== Stated goal ==
Print, word for word, every line from the beginning of the listing up to and including the line with "from matplotlib.patches import". Pictures are to be excluded.

== Provided data ==
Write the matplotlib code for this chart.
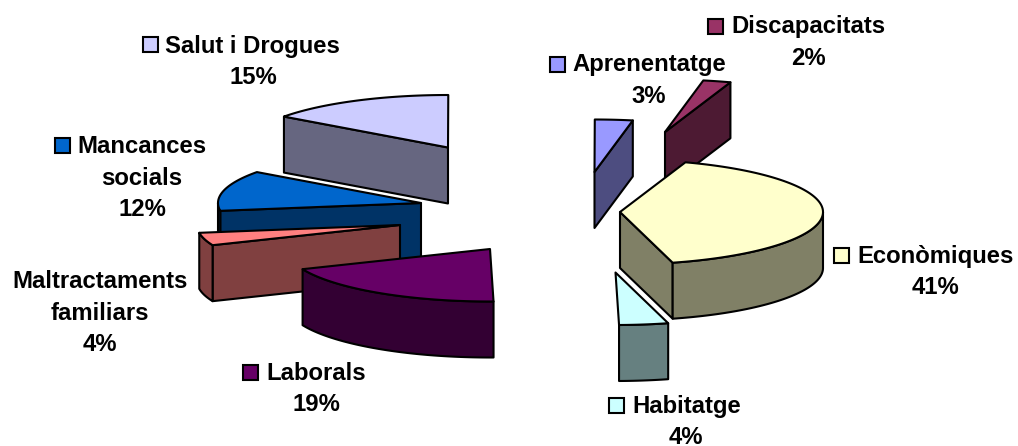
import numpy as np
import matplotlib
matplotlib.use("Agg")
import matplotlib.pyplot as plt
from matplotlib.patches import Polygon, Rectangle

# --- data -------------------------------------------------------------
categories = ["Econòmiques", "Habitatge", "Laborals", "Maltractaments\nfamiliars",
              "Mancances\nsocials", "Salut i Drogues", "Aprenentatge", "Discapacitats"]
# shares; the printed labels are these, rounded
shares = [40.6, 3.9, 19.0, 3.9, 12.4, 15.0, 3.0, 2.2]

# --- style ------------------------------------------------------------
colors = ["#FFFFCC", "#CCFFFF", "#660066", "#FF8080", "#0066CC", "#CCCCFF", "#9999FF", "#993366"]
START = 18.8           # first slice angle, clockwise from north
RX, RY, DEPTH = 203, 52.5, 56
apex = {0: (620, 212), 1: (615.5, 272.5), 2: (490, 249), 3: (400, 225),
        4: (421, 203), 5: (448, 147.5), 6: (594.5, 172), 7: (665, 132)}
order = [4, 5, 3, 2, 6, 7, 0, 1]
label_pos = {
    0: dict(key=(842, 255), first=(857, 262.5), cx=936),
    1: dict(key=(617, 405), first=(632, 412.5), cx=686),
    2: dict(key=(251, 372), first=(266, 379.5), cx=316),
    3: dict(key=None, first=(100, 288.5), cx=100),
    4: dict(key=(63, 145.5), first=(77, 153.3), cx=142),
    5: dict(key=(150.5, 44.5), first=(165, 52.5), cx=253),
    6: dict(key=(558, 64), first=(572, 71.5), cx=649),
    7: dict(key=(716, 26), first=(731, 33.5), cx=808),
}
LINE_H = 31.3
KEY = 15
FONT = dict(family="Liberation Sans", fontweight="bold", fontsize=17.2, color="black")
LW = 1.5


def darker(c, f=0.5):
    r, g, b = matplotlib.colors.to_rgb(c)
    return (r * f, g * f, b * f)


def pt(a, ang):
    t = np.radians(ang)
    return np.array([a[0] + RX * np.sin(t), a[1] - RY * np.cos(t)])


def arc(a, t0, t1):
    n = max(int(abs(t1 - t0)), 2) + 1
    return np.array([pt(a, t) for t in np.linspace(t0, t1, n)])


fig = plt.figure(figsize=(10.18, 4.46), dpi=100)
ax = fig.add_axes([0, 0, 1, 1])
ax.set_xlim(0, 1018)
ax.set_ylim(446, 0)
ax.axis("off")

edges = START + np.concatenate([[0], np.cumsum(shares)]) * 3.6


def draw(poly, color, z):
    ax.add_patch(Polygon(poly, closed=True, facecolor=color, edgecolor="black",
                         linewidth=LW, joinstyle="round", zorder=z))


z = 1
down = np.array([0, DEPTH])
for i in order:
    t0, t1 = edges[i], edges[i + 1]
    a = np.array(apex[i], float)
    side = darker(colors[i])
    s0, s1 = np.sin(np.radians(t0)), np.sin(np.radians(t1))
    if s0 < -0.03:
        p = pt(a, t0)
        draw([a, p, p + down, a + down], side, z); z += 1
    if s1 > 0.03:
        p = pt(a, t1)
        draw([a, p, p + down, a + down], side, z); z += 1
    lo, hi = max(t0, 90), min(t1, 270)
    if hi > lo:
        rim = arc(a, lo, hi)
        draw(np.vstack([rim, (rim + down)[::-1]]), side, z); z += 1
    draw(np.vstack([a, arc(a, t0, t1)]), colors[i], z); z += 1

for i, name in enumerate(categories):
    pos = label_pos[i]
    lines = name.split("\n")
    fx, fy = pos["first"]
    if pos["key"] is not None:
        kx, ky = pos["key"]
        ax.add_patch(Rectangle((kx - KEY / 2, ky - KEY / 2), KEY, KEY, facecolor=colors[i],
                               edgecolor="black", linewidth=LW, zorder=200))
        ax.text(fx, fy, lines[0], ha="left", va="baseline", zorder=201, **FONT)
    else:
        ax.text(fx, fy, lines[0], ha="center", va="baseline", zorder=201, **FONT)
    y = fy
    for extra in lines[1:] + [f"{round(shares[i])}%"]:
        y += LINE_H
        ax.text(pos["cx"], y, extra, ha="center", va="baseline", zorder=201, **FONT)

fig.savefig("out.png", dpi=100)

== Full solution ==
Write the matplotlib code for this chart.
import numpy as np
import matplotlib
matplotlib.use("Agg")
import matplotlib.pyplot as plt
from matplotlib.patches import Polygon, Rectangle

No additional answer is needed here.